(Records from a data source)
* START *
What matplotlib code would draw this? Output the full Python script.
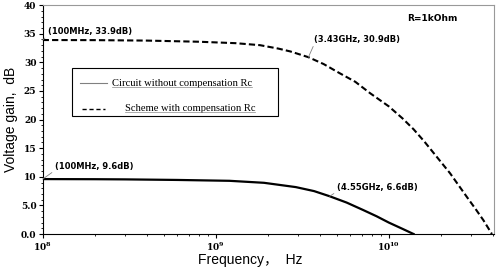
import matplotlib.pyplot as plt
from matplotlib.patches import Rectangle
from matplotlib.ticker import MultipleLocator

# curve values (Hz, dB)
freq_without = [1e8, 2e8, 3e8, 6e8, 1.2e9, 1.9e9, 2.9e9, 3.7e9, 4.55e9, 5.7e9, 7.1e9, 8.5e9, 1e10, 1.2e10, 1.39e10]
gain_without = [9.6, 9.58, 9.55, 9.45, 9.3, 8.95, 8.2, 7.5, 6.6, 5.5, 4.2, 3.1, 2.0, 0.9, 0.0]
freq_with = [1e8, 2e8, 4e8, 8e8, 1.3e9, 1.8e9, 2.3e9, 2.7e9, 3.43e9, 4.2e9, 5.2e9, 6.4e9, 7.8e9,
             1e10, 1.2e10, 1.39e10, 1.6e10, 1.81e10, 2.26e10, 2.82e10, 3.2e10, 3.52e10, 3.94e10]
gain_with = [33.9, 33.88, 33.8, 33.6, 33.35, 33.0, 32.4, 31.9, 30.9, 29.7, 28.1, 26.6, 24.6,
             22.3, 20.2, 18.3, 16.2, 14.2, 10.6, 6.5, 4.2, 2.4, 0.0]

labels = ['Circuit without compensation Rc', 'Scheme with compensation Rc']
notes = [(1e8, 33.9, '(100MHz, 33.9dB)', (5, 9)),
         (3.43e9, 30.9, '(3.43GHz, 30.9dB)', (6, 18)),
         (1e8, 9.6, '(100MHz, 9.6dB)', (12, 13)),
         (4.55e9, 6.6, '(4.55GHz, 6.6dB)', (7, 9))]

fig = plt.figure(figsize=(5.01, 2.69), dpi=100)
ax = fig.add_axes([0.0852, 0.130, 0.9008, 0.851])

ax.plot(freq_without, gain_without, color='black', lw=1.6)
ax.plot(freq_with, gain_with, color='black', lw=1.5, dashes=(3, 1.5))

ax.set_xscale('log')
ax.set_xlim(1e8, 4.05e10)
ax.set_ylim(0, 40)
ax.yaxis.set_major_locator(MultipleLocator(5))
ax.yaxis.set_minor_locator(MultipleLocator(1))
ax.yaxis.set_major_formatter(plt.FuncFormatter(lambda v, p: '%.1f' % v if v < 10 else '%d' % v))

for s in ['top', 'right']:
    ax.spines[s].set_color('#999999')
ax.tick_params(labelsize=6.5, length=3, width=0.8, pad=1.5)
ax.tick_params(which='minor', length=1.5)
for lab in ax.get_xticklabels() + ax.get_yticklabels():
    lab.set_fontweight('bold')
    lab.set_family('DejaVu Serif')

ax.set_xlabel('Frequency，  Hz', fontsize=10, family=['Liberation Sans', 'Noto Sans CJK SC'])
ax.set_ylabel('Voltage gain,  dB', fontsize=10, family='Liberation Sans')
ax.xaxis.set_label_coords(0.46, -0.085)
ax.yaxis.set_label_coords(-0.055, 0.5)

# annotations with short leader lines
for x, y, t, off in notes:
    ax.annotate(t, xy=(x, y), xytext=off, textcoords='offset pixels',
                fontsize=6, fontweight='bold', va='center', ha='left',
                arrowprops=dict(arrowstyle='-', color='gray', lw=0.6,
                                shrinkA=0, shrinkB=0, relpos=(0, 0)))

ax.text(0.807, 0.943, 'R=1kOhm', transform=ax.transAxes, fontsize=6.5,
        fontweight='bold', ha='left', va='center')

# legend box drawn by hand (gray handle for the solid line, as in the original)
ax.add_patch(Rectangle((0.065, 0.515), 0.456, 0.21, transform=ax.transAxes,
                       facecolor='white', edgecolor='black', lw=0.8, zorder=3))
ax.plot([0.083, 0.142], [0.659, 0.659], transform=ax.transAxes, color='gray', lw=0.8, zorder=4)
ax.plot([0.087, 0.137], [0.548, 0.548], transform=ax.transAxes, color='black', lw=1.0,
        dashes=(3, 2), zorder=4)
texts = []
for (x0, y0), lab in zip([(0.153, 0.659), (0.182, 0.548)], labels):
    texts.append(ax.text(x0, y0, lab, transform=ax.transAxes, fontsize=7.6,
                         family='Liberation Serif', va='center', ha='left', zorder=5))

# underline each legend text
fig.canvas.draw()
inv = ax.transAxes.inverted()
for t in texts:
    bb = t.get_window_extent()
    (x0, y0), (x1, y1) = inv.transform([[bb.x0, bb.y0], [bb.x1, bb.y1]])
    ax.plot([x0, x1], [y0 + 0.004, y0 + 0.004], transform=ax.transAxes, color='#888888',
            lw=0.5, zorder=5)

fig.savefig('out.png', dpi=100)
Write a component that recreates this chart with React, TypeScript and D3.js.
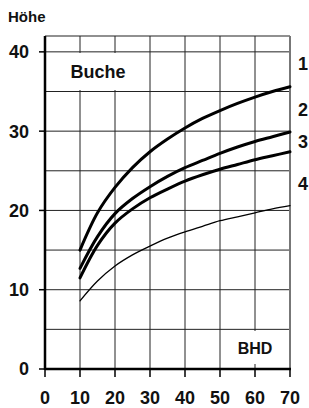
* END *
The records above are to be restated exactly, without their pictures.

Written answer =>
What matplotlib code would draw this? Output the full Python script.
import matplotlib.pyplot as plt
from matplotlib.patches import Rectangle
from matplotlib.ticker import MultipleLocator

# curve values (Hz, dB)
freq_without = [1e8, 2e8, 3e8, 6e8, 1.2e9, 1.9e9, 2.9e9, 3.7e9, 4.55e9, 5.7e9, 7.1e9, 8.5e9, 1e10, 1.2e10, 1.39e10]
gain_without = [9.6, 9.58, 9.55, 9.45, 9.3, 8.95, 8.2, 7.5, 6.6, 5.5, 4.2, 3.1, 2.0, 0.9, 0.0]
freq_with = [1e8, 2e8, 4e8, 8e8, 1.3e9, 1.8e9, 2.3e9, 2.7e9, 3.43e9, 4.2e9, 5.2e9, 6.4e9, 7.8e9,
             1e10, 1.2e10, 1.39e10, 1.6e10, 1.81e10, 2.26e10, 2.82e10, 3.2e10, 3.52e10, 3.94e10]
gain_with = [33.9, 33.88, 33.8, 33.6, 33.35, 33.0, 32.4, 31.9, 30.9, 29.7, 28.1, 26.6, 24.6,
             22.3, 20.2, 18.3, 16.2, 14.2, 10.6, 6.5, 4.2, 2.4, 0.0]

labels = ['Circuit without compensation Rc', 'Scheme with compensation Rc']
notes = [(1e8, 33.9, '(100MHz, 33.9dB)', (5, 9)),
         (3.43e9, 30.9, '(3.43GHz, 30.9dB)', (6, 18)),
         (1e8, 9.6, '(100MHz, 9.6dB)', (12, 13)),
         (4.55e9, 6.6, '(4.55GHz, 6.6dB)', (7, 9))]

fig = plt.figure(figsize=(5.01, 2.69), dpi=100)
ax = fig.add_axes([0.0852, 0.130, 0.9008, 0.851])

ax.plot(freq_without, gain_without, color='black', lw=1.6)
ax.plot(freq_with, gain_with, color='black', lw=1.5, dashes=(3, 1.5))

ax.set_xscale('log')
ax.set_xlim(1e8, 4.05e10)
ax.set_ylim(0, 40)
ax.yaxis.set_major_locator(MultipleLocator(5))
ax.yaxis.set_minor_locator(MultipleLocator(1))
ax.yaxis.set_major_formatter(plt.FuncFormatter(lambda v, p: '%.1f' % v if v < 10 else '%d' % v))

for s in ['top', 'right']:
    ax.spines[s].set_color('#999999')
ax.tick_params(labelsize=6.5, length=3, width=0.8, pad=1.5)
ax.tick_params(which='minor', length=1.5)
for lab in ax.get_xticklabels() + ax.get_yticklabels():
    lab.set_fontweight('bold')
    lab.set_family('DejaVu Serif')

ax.set_xlabel('Frequency，  Hz', fontsize=10, family=['Liberation Sans', 'Noto Sans CJK SC'])
ax.set_ylabel('Voltage gain,  dB', fontsize=10, family='Liberation Sans')
ax.xaxis.set_label_coords(0.46, -0.085)
ax.yaxis.set_label_coords(-0.055, 0.5)

# annotations with short leader lines
for x, y, t, off in notes:
    ax.annotate(t, xy=(x, y), xytext=off, textcoords='offset pixels',
                fontsize=6, fontweight='bold', va='center', ha='left',
                arrowprops=dict(arrowstyle='-', color='gray', lw=0.6,
                                shrinkA=0, shrinkB=0, relpos=(0, 0)))

ax.text(0.807, 0.943, 'R=1kOhm', transform=ax.transAxes, fontsize=6.5,
        fontweight='bold', ha='left', va='center')

# legend box drawn by hand (gray handle for the solid line, as in the original)
ax.add_patch(Rectangle((0.065, 0.515), 0.456, 0.21, transform=ax.transAxes,
                       facecolor='white', edgecolor='black', lw=0.8, zorder=3))
ax.plot([0.083, 0.142], [0.659, 0.659], transform=ax.transAxes, color='gray', lw=0.8, zorder=4)
ax.plot([0.087, 0.137], [0.548, 0.548], transform=ax.transAxes, color='black', lw=1.0,
        dashes=(3, 2), zorder=4)
texts = []
for (x0, y0), lab in zip([(0.153, 0.659), (0.182, 0.548)], labels):
    texts.append(ax.text(x0, y0, lab, transform=ax.transAxes, fontsize=7.6,
                         family='Liberation Serif', va='center', ha='left', zorder=5))

# underline each legend text
fig.canvas.draw()
inv = ax.transAxes.inverted()
for t in texts:
    bb = t.get_window_extent()
    (x0, y0), (x1, y1) = inv.transform([[bb.x0, bb.y0], [bb.x1, bb.y1]])
    ax.plot([x0, x1], [y0 + 0.004, y0 + 0.004], transform=ax.transAxes, color='#888888',
            lw=0.5, zorder=5)

fig.savefig('out.png', dpi=100)
Write a component that recreates this chart with React, TypeScript and D3.js.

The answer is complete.